Thanks for the info, Steven. I’ve been playing with RStudio for a couple of weeks now, but only locally.
BTW, another place to search for help with R is http://www.rseek.org.
Pingback: Inundata – R + EC2 + RStudio Server
Thanks, worked a treat!
Mike — Thanks for the feedback. Glad to hear it worked for someone else, too!
Has anyone found an amazon AMI with rstudio pre-installed?
Zach — I haven’t found one yet. If anyone else does, I’d love to hear about it.
This is terrifically helpful — thanks!
Do you have any idea how I might load my data into RStudio?
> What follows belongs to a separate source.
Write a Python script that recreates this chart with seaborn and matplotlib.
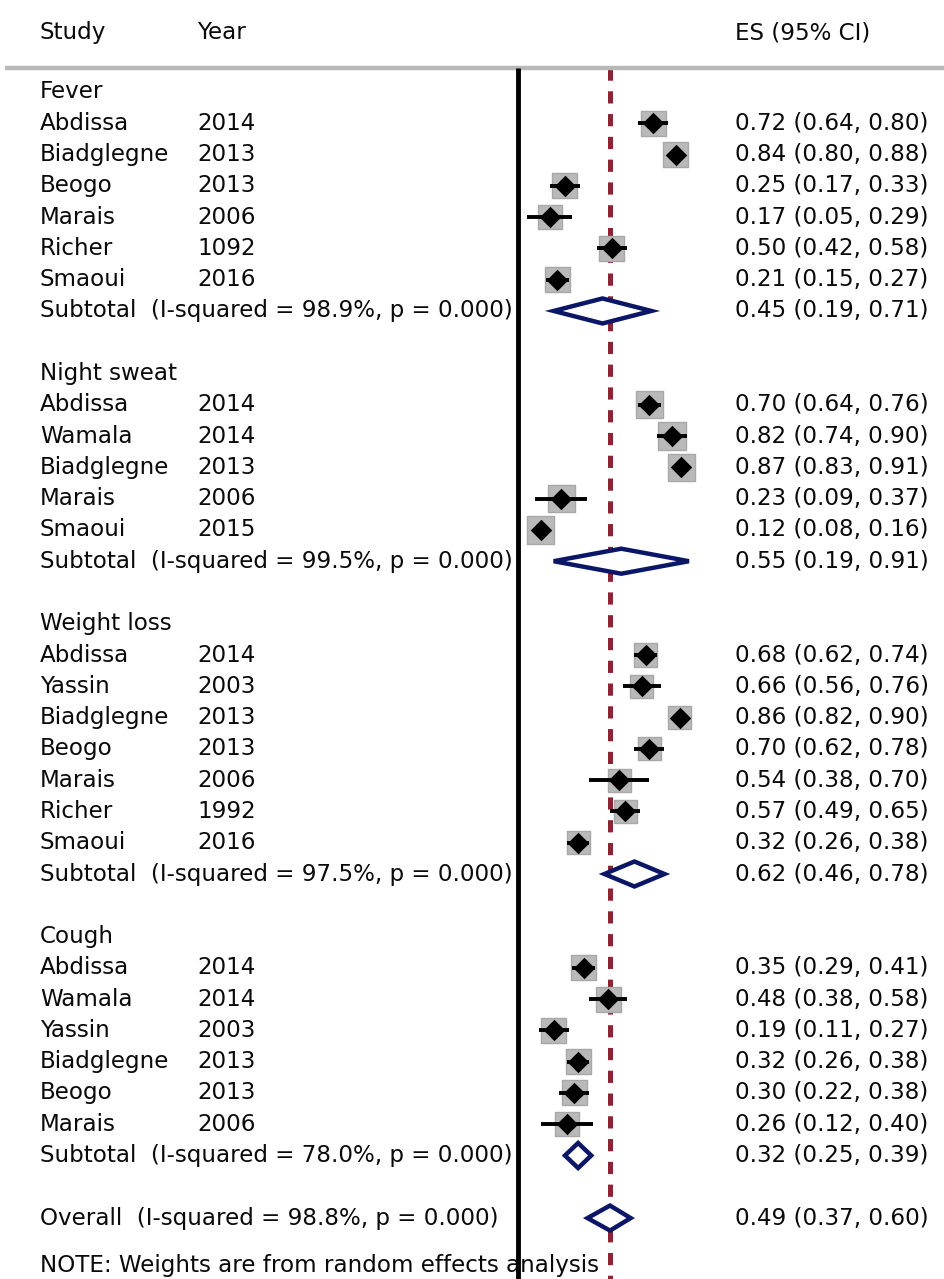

I have tried uploading to S3, but even though I can use “wget” to load files from S3 into the EC2 instance, it won’t let me wget them into the R folder, or copy them from the EC2 ubuntu folder (where wget does work) to the R folder. The RStudio browser tool only seems to have visibility to the R folder and its subfolders. I tried using the command “chmod u+x /home” to make R and its subfolders writable, but chmod did not work (threw an error).
Any ideas?
Matt — Thank you. I haven’t tried using any S3 data yet, so can’t help you out with that one. If I run across anything I’ll post it here.
Update: I haven’t tested it myself yet, but according to the documentation here (http://bioconductor.org/help/bioconductor-cloud-ami/), the bioconductor.org AMIs now have RStudio server installed.
All the instructions for finding and running their AMIs are at that link. (You may still find some of the above instructions helpful for running RStudio server.)
It’s really a cool and helpful piece of information. I’m glad that you shared this useful information with us. Please stay us up to date like this. Thanks for sharing.
Just stumbled across this page. I’ve been maintaining AMIs specifically for RStudio Server for a few months now. Details are at http://www.louisaslett.com/RStudio_AMI/
Hope that helps.